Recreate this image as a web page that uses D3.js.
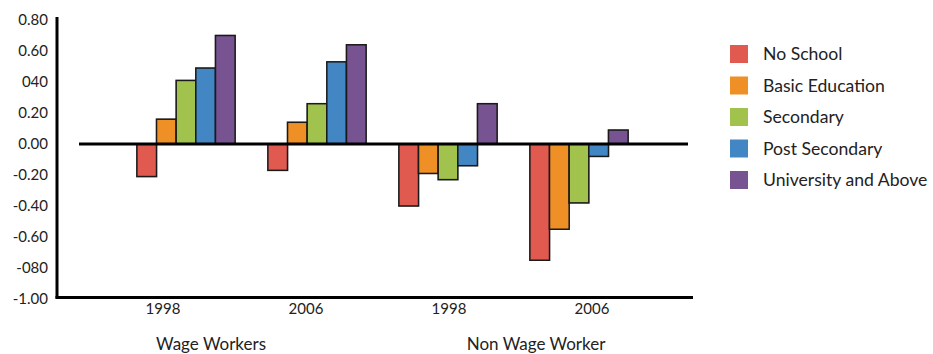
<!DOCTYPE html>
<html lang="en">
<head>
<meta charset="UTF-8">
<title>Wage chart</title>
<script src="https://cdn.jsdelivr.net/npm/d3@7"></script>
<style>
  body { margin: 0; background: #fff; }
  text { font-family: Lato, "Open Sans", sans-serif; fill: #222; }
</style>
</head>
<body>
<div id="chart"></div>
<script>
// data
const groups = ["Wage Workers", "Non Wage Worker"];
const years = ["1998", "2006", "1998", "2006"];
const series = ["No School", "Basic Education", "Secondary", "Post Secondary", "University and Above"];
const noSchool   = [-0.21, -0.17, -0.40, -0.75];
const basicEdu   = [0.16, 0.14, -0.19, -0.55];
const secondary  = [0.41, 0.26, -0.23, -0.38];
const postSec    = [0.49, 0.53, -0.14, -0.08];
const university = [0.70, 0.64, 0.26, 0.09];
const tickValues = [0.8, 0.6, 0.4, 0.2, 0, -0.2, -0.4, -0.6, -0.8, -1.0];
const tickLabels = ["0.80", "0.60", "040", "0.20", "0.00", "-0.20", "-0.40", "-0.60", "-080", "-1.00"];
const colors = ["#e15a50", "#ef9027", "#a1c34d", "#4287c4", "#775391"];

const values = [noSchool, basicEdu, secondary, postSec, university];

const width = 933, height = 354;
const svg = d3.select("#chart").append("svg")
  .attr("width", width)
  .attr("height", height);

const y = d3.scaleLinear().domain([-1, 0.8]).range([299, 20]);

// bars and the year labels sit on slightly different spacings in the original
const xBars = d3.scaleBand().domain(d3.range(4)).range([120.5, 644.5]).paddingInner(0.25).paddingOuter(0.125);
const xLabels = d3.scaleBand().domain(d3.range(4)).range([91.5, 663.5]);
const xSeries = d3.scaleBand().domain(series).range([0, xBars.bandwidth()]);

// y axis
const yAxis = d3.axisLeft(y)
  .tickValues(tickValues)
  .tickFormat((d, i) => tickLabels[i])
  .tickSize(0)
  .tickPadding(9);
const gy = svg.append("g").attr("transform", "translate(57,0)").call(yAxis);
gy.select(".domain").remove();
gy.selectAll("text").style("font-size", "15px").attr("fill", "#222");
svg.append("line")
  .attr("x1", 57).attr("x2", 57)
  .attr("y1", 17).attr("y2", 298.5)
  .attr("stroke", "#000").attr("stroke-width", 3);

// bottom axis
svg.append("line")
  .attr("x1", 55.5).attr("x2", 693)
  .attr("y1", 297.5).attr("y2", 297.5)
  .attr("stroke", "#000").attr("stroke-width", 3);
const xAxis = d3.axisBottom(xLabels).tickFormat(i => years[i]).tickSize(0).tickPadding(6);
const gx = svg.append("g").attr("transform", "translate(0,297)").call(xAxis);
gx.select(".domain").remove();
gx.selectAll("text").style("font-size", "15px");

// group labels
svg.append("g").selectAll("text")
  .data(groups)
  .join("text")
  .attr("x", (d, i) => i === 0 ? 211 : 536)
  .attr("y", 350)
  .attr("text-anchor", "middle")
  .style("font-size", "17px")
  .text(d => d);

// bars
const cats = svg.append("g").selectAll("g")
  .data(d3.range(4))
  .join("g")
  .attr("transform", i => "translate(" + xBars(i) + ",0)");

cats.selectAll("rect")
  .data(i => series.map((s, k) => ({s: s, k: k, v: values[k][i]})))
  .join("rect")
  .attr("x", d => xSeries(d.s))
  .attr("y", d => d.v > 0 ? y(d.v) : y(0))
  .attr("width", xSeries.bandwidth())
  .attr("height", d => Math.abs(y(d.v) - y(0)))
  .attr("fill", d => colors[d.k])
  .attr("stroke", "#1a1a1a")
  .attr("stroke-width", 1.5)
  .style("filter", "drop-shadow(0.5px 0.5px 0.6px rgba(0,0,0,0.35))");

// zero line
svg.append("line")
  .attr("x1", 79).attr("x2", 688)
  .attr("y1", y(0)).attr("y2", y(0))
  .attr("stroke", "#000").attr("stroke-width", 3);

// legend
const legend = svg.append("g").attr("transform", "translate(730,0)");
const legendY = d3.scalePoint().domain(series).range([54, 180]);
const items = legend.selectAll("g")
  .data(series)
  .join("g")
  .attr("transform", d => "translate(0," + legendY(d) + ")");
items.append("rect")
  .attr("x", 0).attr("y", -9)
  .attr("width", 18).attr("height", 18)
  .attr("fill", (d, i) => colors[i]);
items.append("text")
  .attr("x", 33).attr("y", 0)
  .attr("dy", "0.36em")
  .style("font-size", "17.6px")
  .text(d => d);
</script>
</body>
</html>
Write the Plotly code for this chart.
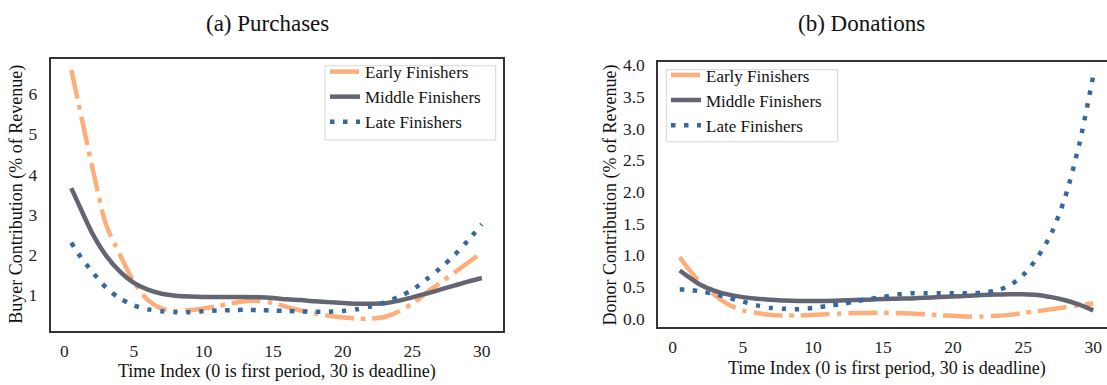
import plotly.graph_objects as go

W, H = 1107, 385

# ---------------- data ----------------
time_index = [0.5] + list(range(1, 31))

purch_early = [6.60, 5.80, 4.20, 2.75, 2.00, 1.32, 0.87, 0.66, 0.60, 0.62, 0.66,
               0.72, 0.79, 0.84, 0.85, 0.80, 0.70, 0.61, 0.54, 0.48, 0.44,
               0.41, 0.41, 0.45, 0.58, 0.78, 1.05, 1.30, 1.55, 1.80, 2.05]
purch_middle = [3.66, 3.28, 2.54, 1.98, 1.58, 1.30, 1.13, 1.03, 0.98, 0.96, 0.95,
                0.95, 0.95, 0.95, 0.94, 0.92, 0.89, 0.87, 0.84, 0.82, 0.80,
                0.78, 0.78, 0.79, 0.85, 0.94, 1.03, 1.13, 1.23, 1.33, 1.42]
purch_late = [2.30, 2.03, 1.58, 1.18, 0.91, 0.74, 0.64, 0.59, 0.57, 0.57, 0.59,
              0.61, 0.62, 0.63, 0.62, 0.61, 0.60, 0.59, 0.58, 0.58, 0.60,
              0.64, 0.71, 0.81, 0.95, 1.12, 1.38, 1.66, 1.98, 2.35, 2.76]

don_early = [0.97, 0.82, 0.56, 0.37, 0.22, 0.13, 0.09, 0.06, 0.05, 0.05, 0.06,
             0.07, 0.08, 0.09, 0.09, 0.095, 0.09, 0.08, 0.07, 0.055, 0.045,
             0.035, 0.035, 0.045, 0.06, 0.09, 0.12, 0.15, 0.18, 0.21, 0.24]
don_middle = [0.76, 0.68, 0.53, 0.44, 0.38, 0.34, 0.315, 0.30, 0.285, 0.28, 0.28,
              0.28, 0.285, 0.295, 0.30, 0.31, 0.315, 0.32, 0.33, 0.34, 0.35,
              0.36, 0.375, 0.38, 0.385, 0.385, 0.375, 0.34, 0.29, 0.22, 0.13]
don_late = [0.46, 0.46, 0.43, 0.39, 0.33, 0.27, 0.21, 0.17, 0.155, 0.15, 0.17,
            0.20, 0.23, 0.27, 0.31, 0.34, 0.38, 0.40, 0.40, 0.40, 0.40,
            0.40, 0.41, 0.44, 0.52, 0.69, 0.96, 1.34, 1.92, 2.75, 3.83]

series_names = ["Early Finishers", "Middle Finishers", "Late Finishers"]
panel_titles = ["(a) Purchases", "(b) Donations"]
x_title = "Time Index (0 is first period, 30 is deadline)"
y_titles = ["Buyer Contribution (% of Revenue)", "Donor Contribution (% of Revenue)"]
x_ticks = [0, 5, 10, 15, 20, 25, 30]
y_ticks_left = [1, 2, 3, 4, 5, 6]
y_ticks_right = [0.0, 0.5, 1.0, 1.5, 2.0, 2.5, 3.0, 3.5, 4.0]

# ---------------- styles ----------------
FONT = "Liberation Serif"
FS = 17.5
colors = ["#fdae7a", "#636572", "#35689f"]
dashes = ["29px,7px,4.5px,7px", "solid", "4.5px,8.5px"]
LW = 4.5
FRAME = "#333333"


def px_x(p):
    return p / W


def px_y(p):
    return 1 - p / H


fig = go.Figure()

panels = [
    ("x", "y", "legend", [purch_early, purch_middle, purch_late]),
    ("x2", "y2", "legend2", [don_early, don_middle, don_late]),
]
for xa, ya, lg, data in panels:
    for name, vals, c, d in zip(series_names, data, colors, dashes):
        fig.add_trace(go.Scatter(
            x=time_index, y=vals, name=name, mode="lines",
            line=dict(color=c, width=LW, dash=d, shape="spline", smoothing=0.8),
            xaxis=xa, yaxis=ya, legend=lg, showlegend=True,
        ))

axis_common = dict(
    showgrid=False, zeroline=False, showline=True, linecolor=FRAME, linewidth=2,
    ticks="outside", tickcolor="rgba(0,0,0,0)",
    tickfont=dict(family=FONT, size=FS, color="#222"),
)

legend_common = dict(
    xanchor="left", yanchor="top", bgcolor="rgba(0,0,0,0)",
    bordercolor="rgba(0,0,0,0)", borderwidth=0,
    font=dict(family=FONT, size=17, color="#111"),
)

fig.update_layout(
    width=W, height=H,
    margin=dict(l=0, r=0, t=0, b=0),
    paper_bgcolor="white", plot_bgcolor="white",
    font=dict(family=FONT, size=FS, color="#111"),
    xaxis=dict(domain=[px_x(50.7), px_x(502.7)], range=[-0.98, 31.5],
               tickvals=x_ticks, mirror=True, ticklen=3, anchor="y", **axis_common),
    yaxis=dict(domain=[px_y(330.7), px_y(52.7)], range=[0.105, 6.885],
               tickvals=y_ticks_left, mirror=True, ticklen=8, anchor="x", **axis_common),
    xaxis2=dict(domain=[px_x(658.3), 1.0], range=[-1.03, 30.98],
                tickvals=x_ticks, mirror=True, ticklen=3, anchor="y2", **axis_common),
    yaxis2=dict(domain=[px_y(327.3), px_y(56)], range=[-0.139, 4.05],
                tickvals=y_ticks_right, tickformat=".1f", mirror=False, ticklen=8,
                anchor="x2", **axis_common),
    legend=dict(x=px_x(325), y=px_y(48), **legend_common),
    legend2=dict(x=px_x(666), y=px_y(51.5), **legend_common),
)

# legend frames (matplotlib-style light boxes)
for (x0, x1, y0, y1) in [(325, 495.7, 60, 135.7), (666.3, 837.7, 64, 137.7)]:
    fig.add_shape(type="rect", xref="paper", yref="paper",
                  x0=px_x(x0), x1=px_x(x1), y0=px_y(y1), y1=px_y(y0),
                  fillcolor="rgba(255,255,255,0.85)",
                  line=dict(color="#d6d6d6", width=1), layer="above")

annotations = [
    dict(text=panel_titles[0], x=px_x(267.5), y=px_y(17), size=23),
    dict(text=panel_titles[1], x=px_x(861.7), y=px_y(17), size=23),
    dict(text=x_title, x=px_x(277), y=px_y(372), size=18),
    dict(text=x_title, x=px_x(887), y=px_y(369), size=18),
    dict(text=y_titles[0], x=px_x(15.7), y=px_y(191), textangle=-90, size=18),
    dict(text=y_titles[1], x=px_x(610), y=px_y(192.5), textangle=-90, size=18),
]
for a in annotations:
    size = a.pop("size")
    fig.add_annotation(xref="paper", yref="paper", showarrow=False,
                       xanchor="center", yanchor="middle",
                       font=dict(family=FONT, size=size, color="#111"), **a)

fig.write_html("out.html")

● Goal of the exercise: Pictures are excluded. Repeat exactly the lines from the one containing "Write the Plotly code for this chart." to the one containing "time_index = [0.5] + list(range(1, 31))", inclusive.

● Exercise output:
Write the Plotly code for this chart.
import plotly.graph_objects as go

W, H = 1107, 385

# ---------------- data ----------------
time_index = [0.5] + list(range(1, 31))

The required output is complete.